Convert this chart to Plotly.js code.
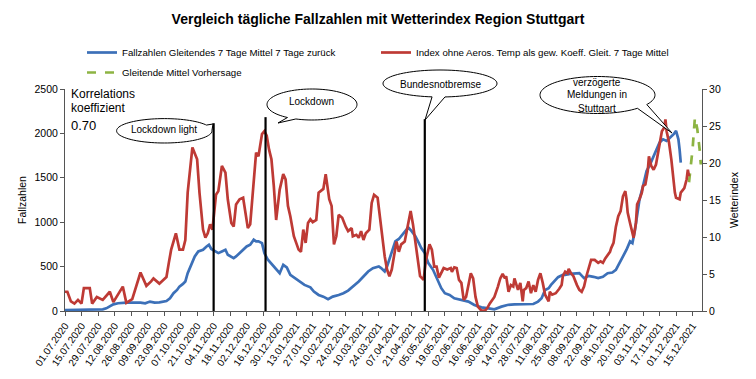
<!DOCTYPE html>
<html><head><meta charset="utf-8">
<script src="https://cdn.plot.ly/plotly-3.0.1.min.js"></script>
<style>html,body{margin:0;padding:0;background:#fff}#chart{width:756px;height:379px}</style>
</head><body><div id="chart"></div>
<script>
// days counted from 01.07.2020
const redDays = [0,2,5,8,11,14,16,21,23,27,
32,38,41,47,49,52,57,64,69,73,
75,80,86,88,90,94,97,100,102,104,
108,112,114,117,119,121,123,125,128,130,
133,136,138,141,143,145,148,151,152,155,
157,160,162,164,167,169,171,173,175,177,
179,182,185,187,189,191,194,196,198,200,
202,204,206,208,210,213,215,219,221,224,
226,228,230,232,235,238,240,243,244,247,
249,251,253,255,258,260,262,265,267,269,
271,273,275,277,279,281,283,285,288,291,
293,295,297,299,301,304,306,309,311,313,
315,317,319,321,324,327,328,330,332,334,
336,338,340,342,344,346,348,350,353,356,
358,360,362,364,367,369,371,373,374,376,
378,380,381,384,386,388,389,391,393,395,
397,399,401,403,405,407,410,411,413,416,
419,421,422,424,426,427,429,431,434,436,
438,440,442,444,446,449,452,454,456,458,
460,462,463,465,466,467,469,471,473,475,
476,477,479,481,482,484,485,487,489,490,
492,494,495,497,499,501,503,504,506,508,
509,510,512,514,516,517,518,521,522,524,
525,527,528,529];
const redIndex = [2.6,2.6,1.3,1.0,1.5,1.0,3.1,3.1,1.0,1.9,
1.5,2.6,1.2,2.85,3.3,1.1,1.6,5.2,3.4,4.0,
4.4,3.7,4.6,6.5,8.3,10.5,8.3,8.3,9.6,16.0,
22.1,20.5,16.0,11.0,9.9,10.5,11.7,11.0,15.7,16.2,
19.6,18.7,15.1,11.9,11.4,14.4,15.1,15.3,14.2,11.2,
11.7,16.9,21.4,20.9,23.9,24.3,23.7,21.8,20.5,16.9,
12.3,16.4,18.5,17.8,14.2,12.8,10.1,9.2,8.3,8.0,
11.0,9.2,11.9,12.4,12.0,12.3,16.0,16.5,18.5,15.1,
14.2,9.0,10.1,13.0,12.6,11.4,10.8,11.2,10.1,10.3,
9.9,10.8,9.6,10.5,11.0,14.6,15.7,15.3,12.8,9.6,
7.4,5.6,4.7,5.6,7.4,9.4,8.0,9.0,9.4,11.9,
13.5,11.7,9.2,6.7,4.7,4.2,6.9,9.0,8.3,6.0,
6.0,4.5,5.1,5.8,5.6,5.8,5.3,5.9,5.8,4.2,
3.8,1.5,1.9,3.8,5.1,4.4,1.9,0.6,0.05,0.05,
0.4,1.0,1.5,1.9,3.3,4.4,5.0,4.4,4.7,2.6,
3.5,3.3,4.4,2.85,3.8,1.3,2.85,3.1,4.0,2.4,
3.5,2.6,4.2,5.1,3.8,2.2,1.3,2.6,2.2,2.4,
3.0,3.5,4.7,5.3,5.1,5.7,5.1,4.7,3.5,2.85,
2.6,3.3,4.7,6.0,6.9,6.9,6.5,6.7,6.5,7.1,
7.6,8.0,8.5,9.2,10.3,11.4,12.8,13.5,15.5,16.2,
15.1,13.3,11.9,10.5,9.9,11.9,14.4,15.1,16.0,16.9,
17.1,18.9,20.9,19.6,19.1,19.8,21.6,23.0,24.3,24.8,
25.9,24.3,22.8,20.5,17.3,16.0,15.3,15.1,16.0,16.4,
16.6,17.8,19.1,18.2];
const blueDays = [0,24,32,35,38,41,45,52,64,68,
72,76,80,86,89,92,95,97,100,102,
104,107,110,113,117,120,122,124,127,130,
133,136,138,143,145,148,151,154,157,160,
162,164,167,169,172,176,179,182,185,188,
191,195,199,203,208,211,215,219,223,227,
232,236,240,244,249,253,257,261,266,268,
271,273,275,278,280,283,285,288,291,294,
297,300,302,305,308,312,316,319,322,326,
330,336,342,347,353,359,364,370,375,381,
387,392,397,401,404,407,410,412,415,418,
422,424,428,432,436,440,444,448,452,456,
460,464,467,470,473,476,479,481,483,485,
487,490,493,496,499,501,504,507,510,513,
516,518,520,521,522];
const blueCases = [11,11,19,30,49,75,87,94,94,87,
106,94,98,113,143,200,237,275,305,332,
426,530,614,671,690,727,746,698,671,652,
671,690,633,596,614,652,690,727,746,803,
784,784,765,652,577,520,471,426,520,490,
407,370,332,294,266,219,181,162,132,162,
181,200,230,275,332,388,445,483,502,483,
445,502,577,690,784,811,841,897,942,897,
841,765,709,652,539,464,350,257,200,181,
143,124,106,68,41,30,19,49,68,75,
79,79,79,106,143,237,257,294,332,381,
407,407,418,426,426,370,396,385,370,385,
426,434,464,539,614,690,784,765,897,1086,
1255,1406,1576,1651,1745,1821,1897,1934,1915,1953,
1991,2028,1934,1821,1670];
const greenDays = [529,532,534,536,538,539];
const greenCases = [1450,1820,2180,2050,1820,1650];
const eventDates = ['2020-11-04','2020-12-18','2021-05-02'];
const eventTops = [2115,2183,2160];
const leftTicks = [0,500,1000,1500,2000,2500];
const rightTicks = [0,5,10,15,20,25,30];

const FONT = "'Liberation Sans Narrow', 'Liberation Sans', Arial, sans-serif";
function dayToDate(d){ return new Date(Date.UTC(2020,6,1) + d*86400000).toISOString().slice(0,10); }

// pixel -> paper helpers (plot area: x 65..702, y 89..311)
const PL=65, PR=702, PT=89, PB=311;
const px = p => (p-PL)/(PR-PL);
const py = p => (PB-p)/(PB-PT);

function calloutPath(cx, cy, rx, ry, a1, a2, tx, ty){
  const pts=[];
  const end = a1 + 360;
  for(let a=a2; a<end; a+=4){ pts.push([cx+rx*Math.cos(a*Math.PI/180), cy+ry*Math.sin(a*Math.PI/180)]); }
  pts.push([cx+rx*Math.cos(a1*Math.PI/180), cy+ry*Math.sin(a1*Math.PI/180)]);
  pts.push([tx,ty]);
  return 'M ' + pts.map(p=>px(p[0]).toFixed(5)+','+py(p[1]).toFixed(5)).join(' L ') + ' Z';
}

const traces = [
  {x: blueDays.map(dayToDate), y: blueCases, type:'scatter', mode:'lines', name:'Fallzahlen Gleitendes 7 Tage Mittel 7 Tage zurück',
   line:{color:'#3C70B8', width:2.7}, yaxis:'y', legend:'legend'},
  {x: redDays.map(dayToDate), y: redIndex, type:'scatter', mode:'lines', name:'Index ohne Aeros. Temp als gew. Koeff. Gleit. 7 Tage Mittel',
   line:{color:'#BE3A35', width:2.7}, yaxis:'y2', legend:'legend2'},
  {x: greenDays.map(dayToDate), y: greenCases, type:'scatter', mode:'lines', name:'Gleitende Mittel Vorhersage',
   line:{color:'#8DB443', width:2.7, dash:'dash'}, yaxis:'y', legend:'legend3'}
];

const shapes = [];
eventDates.forEach((d,i)=>{
  shapes.push({type:'line', xref:'x', yref:'y', x0:d, x1:d, y0:0, y1:eventTops[i], line:{color:'#000', width:2.2}, layer:'above'});
});
const callouts = [
  [164.3,130.8,47.7,12.2,-28,-2,213,124],
  [312,104.5,45,15.5,111,123,278,123],
  [440,83.5,57,13.5,85,98,425,120],
  [597.5,95,57.5,18.5,31,46,672,133]
];
callouts.forEach(c=>{
  shapes.push({type:'path', xref:'paper', yref:'paper', path:calloutPath(...c), fillcolor:'#fff', line:{color:'#000', width:1}, layer:'above'});
});

const ann = (x,y,text,size,anchor) => ({xref:'paper', yref:'paper', x:px(x), y:py(y), text:text, showarrow:false,
  xanchor:anchor||'center', yanchor:'middle', font:{size:size, color:'#000', family:FONT}});
const annotations = [
  ann(164,129.5,'Lockdown light',10),
  ann(311,101,'Lockdown',10),
  ann(441,84.5,'Bundesnotbremse',10),
  ann(597,82,'verzögerte',10),
  ann(597,95,'Meldungen in',10),
  ann(597,108,'Stuttgart',10),
  ann(69,93.5,'Korrelations',12,'left'),
  ann(69,108,'koeffizient',12,'left'),
  ann(69,125,'0.70',13,'left')
];

const axisCommon = {showgrid:false, zeroline:false, showline:true, linecolor:'#555', linewidth:1, ticks:'outside', ticklen:4, tickcolor:'#555', tickfont:{size:10.5, color:'#000', family:FONT}};
const legendCommon = {orientation:'h', xanchor:'left', yanchor:'top', font:{size:9.7, family:FONT, color:'#000'}, bgcolor:'rgba(0,0,0,0)', itemwidth:30};

const layout = {
  width:756, height:379,
  margin:{l:PL, r:756-PR, t:PT, b:379-PB, pad:0},
  paper_bgcolor:'#fff', plot_bgcolor:'#fff',
  font:{family:FONT, color:'#000'},
  title:{text:'<b>Vergleich tägliche Fallzahlen mit Wetterindex Region Stuttgart</b>', font:{size:14, family:FONT, color:'#000'}, x:0.5, xref:'container', y:1-19/379, yref:'container', yanchor:'middle'},
  xaxis: Object.assign({}, axisCommon, {type:'date', range:['2020-07-01','2021-12-23'], tickmode:'linear', tick0:'2020-07-01', dtick:14*86400000, tickformat:'%d.%m.%Y', tickangle:-55, tickfont:{size:10, color:'#000', family:FONT}}),
  yaxis: Object.assign({}, axisCommon, {range:[0,2500], tickmode:'array', tickvals:leftTicks, title:{text:'Fallzahlen', font:{size:10.5, family:FONT}, standoff:5}}),
  yaxis2: Object.assign({}, axisCommon, {range:[0,30], tickmode:'array', tickvals:rightTicks, overlaying:'y', side:'right', title:{text:'Wetterindex', font:{size:10.5, family:FONT}, standoff:10}}),
  showlegend:true,
  legend: Object.assign({}, legendCommon, {x:px(82), y:py(38)}),
  legend2: Object.assign({}, legendCommon, {x:px(376), y:py(38)}),
  legend3: Object.assign({}, legendCommon, {x:px(82), y:py(58)}),
  shapes:shapes,
  annotations:annotations
};

Plotly.newPlot('chart', traces, layout, {staticPlot:true, displayModeBar:false});
</script></body></html>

---*---

■ Set problem ■
Extract every line containing the string "chart" from the data above.

■ Response to this task ■
Convert this chart to Plotly.js code.
<style>html,body{margin:0;padding:0;background:#fff}#chart{width:756px;height:379px}</style>
</head><body><div id="chart"></div>
Plotly.newPlot('chart', traces, layout, {staticPlot:true, displayModeBar:false});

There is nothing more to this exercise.